* **Goal**:
Without including the pictures, copy out every line below.
--- START Supplied information ---
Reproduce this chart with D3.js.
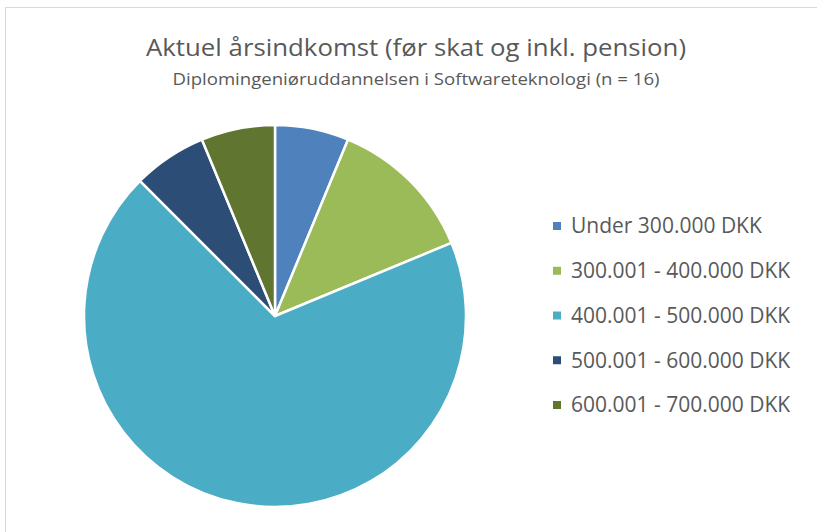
<!DOCTYPE html>
<html><head><meta charset="utf-8">
<script src="https://cdn.jsdelivr.net/npm/d3@7"></script>
<style>body{margin:0;background:#fff}svg{display:block}</style>
</head><body>
<svg id="c" width="817" height="532"></svg>
<script>
const categories = ["Under 300.000 DKK","300.001 - 400.000 DKK","400.001 - 500.000 DKK","500.001 - 600.000 DKK","600.001 - 700.000 DKK"];
const counts = [1, 2, 11, 1, 1];
const colors = ["#4f81bd","#9bbb59","#4bacc6","#2c4d75","#5f7530"];
const title = "Aktuel årsindkomst (før skat og inkl. pension)";
const subtitle = "Diplomingeniøruddannelsen i Softwareteknologi (n = 16)";

const svg = d3.select("#c");
svg.append("rect").attr("x",5.5).attr("y",7.5).attr("width",830).attr("height",540)
  .attr("fill","#fff").attr("stroke","#d9d9d9").attr("stroke-width",1);

svg.append("text").attr("x",416).attr("y",56).attr("text-anchor","middle")
  .attr("font-family","Open Sans, sans-serif").attr("font-size",24).attr("fill","#595959")
  .attr("textLength",540).attr("lengthAdjust","spacingAndGlyphs").text(title);
svg.append("text").attr("x",416).attr("y",85).attr("text-anchor","middle")
  .attr("font-family","Open Sans, sans-serif").attr("font-size",16).attr("fill","#595959")
  .attr("textLength",487).attr("lengthAdjust","spacingAndGlyphs").text(subtitle);

const color = d3.scaleOrdinal().domain(categories).range(colors);
const data = categories.map((c,i)=>({cat:c, v:counts[i]}));
const pie = d3.pie().value(d=>d.v).sort(null);
const arc = d3.arc().innerRadius(0).outerRadius(191);
const g = svg.append("g").attr("transform","translate(275,316)");
g.selectAll("path").data(pie(data)).join("path")
  .attr("d",arc).attr("fill",d=>color(d.data.cat))
  .attr("stroke","#fff").attr("stroke-width",2.5).attr("stroke-linejoin","round");

const y = d3.scalePoint().domain(categories).range([226,405]);
const lg = svg.append("g");
const items = lg.selectAll("g").data(categories).join("g")
  .attr("transform",d=>`translate(553,${y(d)})`);
items.append("rect").attr("x",0).attr("y",-4).attr("width",8).attr("height",8).attr("fill",d=>color(d));
items.append("text").attr("x",18).attr("y",0).attr("dy","0.35em")
  .attr("font-family","Open Sans, sans-serif").attr("font-size",21).attr("fill","#595959")
  .text(d=>d);
</script>
</body></html>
--- END Supplied information ---
* **Written reply**:
Reproduce this chart with D3.js.
<!DOCTYPE html>
<html><head><meta charset="utf-8">
<script src="https://cdn.jsdelivr.net/npm/d3@7"></script>
<style>body{margin:0;background:#fff}svg{display:block}</style>
</head><body>
<svg id="c" width="817" height="532"></svg>
<script>
const categories = ["Under 300.000 DKK","300.001 - 400.000 DKK","400.001 - 500.000 DKK","500.001 - 600.000 DKK","600.001 - 700.000 DKK"];
const counts = [1, 2, 11, 1, 1];
const colors = ["#4f81bd","#9bbb59","#4bacc6","#2c4d75","#5f7530"];
const title = "Aktuel årsindkomst (før skat og inkl. pension)";
const subtitle = "Diplomingeniøruddannelsen i Softwareteknologi (n = 16)";

const svg = d3.select("#c");
svg.append("rect").attr("x",5.5).attr("y",7.5).attr("width",830).attr("height",540)
  .attr("fill","#fff").attr("stroke","#d9d9d9").attr("stroke-width",1);

svg.append("text").attr("x",416).attr("y",56).attr("text-anchor","middle")
  .attr("font-family","Open Sans, sans-serif").attr("font-size",24).attr("fill","#595959")
  .attr("textLength",540).attr("lengthAdjust","spacingAndGlyphs").text(title);
svg.append("text").attr("x",416).attr("y",85).attr("text-anchor","middle")
  .attr("font-family","Open Sans, sans-serif").attr("font-size",16).attr("fill","#595959")
  .attr("textLength",487).attr("lengthAdjust","spacingAndGlyphs").text(subtitle);

const color = d3.scaleOrdinal().domain(categories).range(colors);
const data = categories.map((c,i)=>({cat:c, v:counts[i]}));
const pie = d3.pie().value(d=>d.v).sort(null);
const arc = d3.arc().innerRadius(0).outerRadius(191);
const g = svg.append("g").attr("transform","translate(275,316)");
g.selectAll("path").data(pie(data)).join("path")
  .attr("d",arc).attr("fill",d=>color(d.data.cat))
  .attr("stroke","#fff").attr("stroke-width",2.5).attr("stroke-linejoin","round");

const y = d3.scalePoint().domain(categories).range([226,405]);
const lg = svg.append("g");
const items = lg.selectAll("g").data(categories).join("g")
  .attr("transform",d=>`translate(553,${y(d)})`);
items.append("rect").attr("x",0).attr("y",-4).attr("width",8).attr("height",8).attr("fill",d=>color(d));
items.append("text").attr("x",18).attr("y",0).attr("dy","0.35em")
  .attr("font-family","Open Sans, sans-serif").attr("font-size",21).attr("fill","#595959")
  .text(d=>d);
</script>
</body></html>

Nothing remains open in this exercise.